▸ **DATASET CONTENT**:
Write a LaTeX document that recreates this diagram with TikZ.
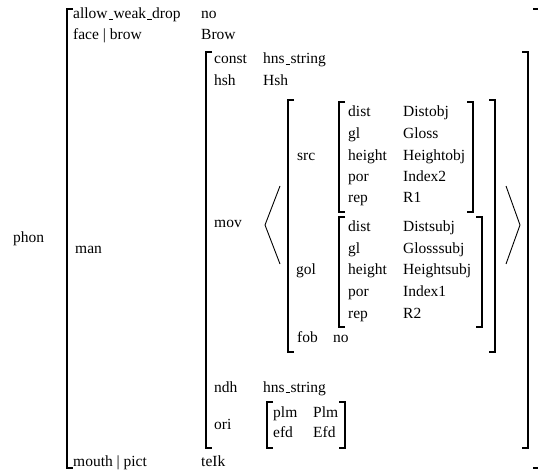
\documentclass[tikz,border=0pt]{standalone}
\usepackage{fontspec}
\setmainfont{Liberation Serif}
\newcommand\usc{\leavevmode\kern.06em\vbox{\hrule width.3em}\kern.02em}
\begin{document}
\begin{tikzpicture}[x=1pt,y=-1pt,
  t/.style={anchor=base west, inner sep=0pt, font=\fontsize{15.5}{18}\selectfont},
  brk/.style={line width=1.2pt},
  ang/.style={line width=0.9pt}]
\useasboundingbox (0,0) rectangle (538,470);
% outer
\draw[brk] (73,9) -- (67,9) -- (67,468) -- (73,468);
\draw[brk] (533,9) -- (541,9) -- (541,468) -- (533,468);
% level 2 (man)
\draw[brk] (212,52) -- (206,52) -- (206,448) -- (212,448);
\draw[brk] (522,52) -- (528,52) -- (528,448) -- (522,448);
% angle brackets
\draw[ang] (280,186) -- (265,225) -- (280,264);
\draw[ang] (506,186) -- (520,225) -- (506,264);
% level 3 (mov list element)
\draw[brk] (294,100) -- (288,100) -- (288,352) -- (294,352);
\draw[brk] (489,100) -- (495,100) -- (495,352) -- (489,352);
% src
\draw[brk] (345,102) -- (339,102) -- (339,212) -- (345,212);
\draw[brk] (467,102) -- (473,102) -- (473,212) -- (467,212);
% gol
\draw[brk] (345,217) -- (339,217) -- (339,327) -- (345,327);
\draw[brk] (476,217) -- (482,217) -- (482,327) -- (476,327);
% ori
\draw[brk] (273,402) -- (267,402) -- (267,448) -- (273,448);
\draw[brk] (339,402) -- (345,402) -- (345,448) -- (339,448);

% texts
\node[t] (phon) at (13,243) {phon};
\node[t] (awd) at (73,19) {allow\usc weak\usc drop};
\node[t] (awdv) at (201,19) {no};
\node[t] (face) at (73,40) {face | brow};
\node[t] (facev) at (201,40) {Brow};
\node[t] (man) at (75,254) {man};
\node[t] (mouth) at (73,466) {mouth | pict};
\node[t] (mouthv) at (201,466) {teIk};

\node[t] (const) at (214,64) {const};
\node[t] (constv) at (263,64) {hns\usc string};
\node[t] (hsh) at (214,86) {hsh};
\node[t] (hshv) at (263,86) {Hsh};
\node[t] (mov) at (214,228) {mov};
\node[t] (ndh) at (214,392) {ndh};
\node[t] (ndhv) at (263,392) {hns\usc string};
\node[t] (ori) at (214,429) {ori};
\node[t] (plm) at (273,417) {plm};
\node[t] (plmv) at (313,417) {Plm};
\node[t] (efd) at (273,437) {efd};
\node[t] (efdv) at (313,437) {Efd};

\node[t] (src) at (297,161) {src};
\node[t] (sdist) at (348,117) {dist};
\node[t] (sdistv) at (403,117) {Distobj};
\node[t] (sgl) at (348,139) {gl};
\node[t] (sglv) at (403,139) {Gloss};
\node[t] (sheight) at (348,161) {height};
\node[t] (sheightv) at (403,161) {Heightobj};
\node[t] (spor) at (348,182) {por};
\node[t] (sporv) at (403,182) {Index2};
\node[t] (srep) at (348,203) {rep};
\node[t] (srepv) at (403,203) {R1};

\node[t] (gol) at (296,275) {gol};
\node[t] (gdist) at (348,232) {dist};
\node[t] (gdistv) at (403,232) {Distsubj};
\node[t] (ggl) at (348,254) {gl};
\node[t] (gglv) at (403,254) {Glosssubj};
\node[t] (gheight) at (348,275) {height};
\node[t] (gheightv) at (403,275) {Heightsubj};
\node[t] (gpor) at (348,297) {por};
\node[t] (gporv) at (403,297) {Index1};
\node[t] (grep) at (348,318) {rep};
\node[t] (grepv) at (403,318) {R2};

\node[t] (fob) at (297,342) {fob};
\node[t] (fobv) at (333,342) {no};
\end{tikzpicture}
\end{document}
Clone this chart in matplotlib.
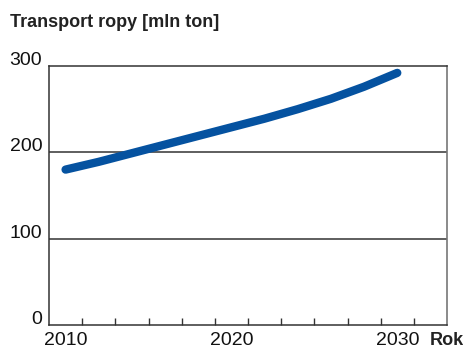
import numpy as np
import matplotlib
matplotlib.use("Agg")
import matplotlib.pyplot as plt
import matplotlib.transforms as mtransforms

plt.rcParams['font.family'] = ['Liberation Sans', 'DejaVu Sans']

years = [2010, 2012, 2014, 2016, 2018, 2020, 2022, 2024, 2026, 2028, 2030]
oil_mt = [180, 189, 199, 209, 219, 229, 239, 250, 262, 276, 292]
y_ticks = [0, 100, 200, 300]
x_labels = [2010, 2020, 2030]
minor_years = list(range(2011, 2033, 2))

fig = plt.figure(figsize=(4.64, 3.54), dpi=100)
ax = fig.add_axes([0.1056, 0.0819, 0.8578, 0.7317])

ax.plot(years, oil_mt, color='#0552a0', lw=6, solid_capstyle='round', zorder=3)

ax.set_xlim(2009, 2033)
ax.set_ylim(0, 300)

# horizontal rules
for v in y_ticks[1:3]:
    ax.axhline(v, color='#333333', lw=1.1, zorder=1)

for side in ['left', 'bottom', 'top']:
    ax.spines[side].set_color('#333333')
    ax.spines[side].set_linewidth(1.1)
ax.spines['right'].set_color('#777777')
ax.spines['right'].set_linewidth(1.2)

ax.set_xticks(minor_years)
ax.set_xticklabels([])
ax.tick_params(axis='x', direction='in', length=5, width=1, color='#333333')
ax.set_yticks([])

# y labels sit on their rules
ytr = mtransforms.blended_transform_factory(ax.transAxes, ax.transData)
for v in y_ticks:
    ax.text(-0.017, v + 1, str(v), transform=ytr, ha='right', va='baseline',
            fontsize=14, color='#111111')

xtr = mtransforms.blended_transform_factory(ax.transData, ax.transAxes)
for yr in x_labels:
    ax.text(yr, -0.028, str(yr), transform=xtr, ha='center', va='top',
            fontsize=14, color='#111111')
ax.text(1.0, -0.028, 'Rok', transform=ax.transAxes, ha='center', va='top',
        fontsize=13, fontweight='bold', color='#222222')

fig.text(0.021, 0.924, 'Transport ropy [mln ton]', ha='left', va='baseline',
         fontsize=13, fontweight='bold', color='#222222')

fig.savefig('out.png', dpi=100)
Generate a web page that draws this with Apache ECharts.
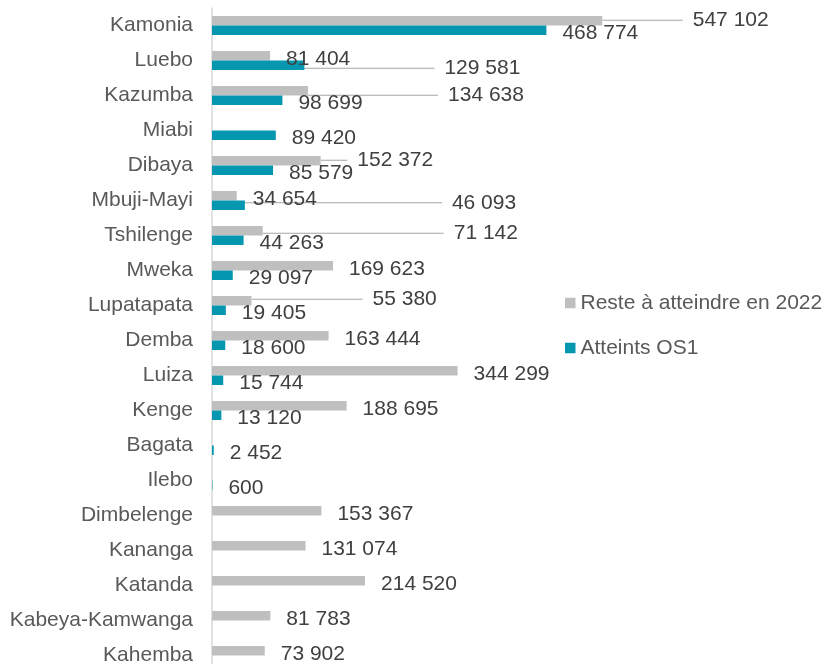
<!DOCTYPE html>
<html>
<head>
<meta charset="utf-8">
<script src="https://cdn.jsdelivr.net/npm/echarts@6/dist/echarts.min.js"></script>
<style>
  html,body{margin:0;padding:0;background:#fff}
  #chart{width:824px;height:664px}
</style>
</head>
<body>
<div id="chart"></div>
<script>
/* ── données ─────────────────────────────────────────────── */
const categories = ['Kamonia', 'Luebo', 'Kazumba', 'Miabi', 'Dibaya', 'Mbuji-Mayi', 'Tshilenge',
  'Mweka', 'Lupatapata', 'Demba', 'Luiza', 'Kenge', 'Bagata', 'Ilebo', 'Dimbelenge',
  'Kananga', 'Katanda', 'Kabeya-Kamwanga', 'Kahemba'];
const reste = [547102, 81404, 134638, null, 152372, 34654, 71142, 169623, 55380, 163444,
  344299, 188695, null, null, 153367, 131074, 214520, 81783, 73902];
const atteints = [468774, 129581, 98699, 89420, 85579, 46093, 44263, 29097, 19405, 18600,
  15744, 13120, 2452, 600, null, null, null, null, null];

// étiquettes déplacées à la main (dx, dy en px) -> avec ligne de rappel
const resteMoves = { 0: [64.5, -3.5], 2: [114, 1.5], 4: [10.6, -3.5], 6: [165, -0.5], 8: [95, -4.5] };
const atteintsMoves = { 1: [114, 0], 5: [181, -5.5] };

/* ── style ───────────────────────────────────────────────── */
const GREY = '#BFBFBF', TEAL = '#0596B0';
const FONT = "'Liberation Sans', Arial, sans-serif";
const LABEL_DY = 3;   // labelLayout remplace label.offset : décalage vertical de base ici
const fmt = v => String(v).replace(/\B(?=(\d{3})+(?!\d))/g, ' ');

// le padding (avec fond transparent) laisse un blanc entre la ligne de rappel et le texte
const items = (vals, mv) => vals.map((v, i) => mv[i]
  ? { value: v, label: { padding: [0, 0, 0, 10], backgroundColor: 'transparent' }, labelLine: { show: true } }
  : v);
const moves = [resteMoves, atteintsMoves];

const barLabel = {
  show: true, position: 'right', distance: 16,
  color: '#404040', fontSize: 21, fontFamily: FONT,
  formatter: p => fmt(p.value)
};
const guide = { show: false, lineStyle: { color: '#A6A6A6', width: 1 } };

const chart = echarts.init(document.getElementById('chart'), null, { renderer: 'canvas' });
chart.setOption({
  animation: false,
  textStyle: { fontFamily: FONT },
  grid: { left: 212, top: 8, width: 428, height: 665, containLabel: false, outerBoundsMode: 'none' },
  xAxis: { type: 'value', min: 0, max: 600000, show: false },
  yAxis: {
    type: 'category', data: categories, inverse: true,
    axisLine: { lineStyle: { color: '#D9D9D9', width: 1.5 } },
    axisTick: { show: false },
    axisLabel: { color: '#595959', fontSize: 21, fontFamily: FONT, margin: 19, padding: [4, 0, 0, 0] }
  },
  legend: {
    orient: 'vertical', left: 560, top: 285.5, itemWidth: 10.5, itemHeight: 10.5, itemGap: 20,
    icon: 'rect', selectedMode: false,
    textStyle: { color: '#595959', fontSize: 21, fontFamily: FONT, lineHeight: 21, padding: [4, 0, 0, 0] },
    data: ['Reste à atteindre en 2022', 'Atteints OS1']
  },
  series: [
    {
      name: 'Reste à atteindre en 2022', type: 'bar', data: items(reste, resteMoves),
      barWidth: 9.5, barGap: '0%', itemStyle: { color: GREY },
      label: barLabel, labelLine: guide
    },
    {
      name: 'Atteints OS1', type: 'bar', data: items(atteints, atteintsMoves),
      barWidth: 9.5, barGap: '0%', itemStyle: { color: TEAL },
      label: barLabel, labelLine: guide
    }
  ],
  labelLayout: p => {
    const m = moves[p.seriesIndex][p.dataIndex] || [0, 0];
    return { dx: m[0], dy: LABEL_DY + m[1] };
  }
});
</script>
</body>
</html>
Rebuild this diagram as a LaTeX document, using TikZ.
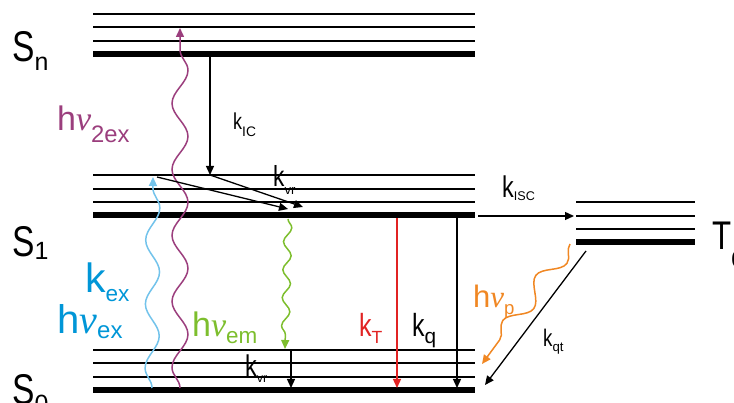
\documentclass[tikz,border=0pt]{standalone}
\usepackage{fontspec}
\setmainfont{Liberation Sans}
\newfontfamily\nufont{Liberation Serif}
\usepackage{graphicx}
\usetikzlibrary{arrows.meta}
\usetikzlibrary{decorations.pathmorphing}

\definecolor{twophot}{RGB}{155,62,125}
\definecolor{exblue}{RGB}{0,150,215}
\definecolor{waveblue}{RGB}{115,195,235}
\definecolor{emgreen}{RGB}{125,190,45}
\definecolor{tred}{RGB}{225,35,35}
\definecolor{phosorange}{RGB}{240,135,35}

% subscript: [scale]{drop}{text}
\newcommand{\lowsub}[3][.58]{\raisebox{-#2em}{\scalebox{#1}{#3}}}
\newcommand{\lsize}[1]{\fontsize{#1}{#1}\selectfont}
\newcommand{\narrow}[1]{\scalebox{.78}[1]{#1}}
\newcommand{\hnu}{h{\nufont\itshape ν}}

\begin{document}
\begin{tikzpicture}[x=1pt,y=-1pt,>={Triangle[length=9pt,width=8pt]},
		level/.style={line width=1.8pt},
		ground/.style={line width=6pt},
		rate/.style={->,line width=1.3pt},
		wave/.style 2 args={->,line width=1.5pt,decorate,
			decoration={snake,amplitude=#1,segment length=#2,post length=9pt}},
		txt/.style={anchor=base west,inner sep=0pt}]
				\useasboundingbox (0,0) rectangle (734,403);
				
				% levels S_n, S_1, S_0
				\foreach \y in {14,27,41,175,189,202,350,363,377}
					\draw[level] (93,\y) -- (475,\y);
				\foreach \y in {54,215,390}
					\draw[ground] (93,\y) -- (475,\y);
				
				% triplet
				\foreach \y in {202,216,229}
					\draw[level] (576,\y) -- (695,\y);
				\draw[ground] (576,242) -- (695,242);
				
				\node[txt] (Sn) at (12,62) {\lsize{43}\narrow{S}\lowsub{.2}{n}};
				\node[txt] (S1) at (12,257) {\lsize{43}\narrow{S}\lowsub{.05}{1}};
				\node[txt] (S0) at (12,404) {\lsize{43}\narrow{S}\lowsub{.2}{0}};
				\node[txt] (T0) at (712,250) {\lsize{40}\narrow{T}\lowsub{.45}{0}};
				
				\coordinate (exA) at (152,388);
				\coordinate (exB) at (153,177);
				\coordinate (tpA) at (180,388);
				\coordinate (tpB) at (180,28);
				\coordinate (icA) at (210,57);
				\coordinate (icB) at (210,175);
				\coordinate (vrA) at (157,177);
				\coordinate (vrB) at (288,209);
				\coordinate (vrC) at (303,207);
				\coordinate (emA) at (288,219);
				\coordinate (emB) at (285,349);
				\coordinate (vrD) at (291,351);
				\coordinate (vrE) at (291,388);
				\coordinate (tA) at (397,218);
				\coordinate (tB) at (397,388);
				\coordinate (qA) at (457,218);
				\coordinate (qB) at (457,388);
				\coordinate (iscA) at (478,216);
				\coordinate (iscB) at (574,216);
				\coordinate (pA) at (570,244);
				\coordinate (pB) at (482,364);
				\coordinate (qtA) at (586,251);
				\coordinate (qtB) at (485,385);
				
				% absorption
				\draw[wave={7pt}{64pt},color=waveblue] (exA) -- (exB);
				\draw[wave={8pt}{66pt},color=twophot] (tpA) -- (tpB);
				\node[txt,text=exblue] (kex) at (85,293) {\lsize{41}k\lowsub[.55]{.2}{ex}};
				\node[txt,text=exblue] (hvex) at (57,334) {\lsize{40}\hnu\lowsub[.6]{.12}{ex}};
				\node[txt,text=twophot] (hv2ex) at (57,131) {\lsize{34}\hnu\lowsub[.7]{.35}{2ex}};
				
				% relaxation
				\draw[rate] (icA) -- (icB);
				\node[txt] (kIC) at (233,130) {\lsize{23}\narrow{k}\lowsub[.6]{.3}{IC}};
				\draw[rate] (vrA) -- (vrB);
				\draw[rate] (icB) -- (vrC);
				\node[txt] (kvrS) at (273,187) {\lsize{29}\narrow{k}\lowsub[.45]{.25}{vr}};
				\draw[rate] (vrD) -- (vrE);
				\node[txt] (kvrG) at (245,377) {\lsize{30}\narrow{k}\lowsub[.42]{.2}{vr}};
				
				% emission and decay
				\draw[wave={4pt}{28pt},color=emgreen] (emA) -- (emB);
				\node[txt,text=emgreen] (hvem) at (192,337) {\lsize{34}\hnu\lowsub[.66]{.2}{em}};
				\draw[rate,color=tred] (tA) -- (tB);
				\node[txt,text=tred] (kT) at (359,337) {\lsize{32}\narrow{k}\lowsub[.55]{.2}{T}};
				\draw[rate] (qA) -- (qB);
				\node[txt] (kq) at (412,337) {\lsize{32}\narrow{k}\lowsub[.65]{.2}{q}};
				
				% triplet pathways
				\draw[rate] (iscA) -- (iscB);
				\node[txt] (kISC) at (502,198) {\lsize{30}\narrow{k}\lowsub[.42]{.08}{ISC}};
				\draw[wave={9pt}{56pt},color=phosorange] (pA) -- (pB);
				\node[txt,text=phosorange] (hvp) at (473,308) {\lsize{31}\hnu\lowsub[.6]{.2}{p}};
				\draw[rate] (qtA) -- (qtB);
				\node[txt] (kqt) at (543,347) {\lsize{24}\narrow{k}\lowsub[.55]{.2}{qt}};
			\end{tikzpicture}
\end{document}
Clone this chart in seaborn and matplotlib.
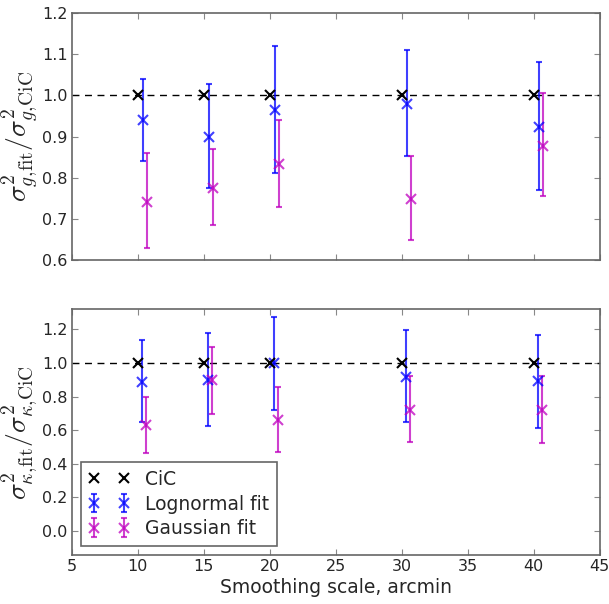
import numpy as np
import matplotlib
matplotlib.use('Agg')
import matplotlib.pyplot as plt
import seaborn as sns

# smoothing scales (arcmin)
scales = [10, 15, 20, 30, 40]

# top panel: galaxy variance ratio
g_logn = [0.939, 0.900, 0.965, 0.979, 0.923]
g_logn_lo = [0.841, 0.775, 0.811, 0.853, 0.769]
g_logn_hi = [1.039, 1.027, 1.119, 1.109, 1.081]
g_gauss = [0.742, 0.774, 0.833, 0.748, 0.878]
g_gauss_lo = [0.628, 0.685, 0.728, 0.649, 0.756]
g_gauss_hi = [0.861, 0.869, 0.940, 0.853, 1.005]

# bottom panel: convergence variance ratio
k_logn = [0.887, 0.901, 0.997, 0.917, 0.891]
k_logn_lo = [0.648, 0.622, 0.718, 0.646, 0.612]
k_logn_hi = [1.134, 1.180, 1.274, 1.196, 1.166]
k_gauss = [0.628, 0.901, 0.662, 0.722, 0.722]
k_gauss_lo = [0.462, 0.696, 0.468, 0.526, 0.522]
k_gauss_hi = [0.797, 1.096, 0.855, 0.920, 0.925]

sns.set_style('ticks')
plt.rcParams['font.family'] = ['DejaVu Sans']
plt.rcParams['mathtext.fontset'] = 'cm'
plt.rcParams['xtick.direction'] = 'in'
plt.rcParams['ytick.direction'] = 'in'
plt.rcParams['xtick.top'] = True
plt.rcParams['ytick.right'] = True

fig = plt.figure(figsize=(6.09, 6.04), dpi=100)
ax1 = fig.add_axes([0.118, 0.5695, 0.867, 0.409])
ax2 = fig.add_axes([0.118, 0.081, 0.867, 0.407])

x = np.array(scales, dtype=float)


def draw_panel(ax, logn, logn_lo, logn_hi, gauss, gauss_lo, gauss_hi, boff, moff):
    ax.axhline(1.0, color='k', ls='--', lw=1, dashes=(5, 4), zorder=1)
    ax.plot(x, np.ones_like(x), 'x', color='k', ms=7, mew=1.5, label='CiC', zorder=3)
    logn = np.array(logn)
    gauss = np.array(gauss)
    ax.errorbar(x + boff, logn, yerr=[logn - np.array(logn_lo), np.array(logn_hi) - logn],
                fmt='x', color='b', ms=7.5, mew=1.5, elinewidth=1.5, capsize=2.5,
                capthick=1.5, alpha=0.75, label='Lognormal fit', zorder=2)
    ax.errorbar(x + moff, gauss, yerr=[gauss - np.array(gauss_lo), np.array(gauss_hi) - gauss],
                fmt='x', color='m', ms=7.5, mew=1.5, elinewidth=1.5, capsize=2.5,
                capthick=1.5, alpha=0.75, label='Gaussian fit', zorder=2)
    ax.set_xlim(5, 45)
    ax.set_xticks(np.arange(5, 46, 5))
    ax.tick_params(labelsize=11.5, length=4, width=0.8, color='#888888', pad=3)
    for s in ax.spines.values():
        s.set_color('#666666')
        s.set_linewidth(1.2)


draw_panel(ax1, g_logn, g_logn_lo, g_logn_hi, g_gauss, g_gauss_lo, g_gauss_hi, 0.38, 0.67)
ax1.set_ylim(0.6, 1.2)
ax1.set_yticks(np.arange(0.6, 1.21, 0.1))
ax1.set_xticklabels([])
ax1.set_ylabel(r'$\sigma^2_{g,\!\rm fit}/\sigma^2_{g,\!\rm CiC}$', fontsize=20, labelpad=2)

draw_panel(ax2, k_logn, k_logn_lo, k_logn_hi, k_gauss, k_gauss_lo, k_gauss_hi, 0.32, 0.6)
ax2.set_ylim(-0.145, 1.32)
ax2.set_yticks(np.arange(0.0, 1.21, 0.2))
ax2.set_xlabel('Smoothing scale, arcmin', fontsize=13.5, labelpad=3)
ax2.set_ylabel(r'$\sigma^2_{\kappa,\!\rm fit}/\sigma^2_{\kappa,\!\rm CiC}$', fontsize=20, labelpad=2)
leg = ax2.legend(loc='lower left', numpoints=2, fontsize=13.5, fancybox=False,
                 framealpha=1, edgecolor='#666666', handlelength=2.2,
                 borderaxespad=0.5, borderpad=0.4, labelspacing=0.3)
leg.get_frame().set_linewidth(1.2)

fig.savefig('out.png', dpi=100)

▸ **DESCRIPTION OF THE TASK**:
Only the lines from the one holding "Clone this chart in seaborn and matplotlib." to the one holding "scales = [10, 15, 20, 30, 40]" should be returned, both included and exactly as written, with no pictures.

▸ **SOLUTION FOR THIS PROBLEM**:
Clone this chart in seaborn and matplotlib.
import numpy as np
import matplotlib
matplotlib.use('Agg')
import matplotlib.pyplot as plt
import seaborn as sns

# smoothing scales (arcmin)
scales = [10, 15, 20, 30, 40]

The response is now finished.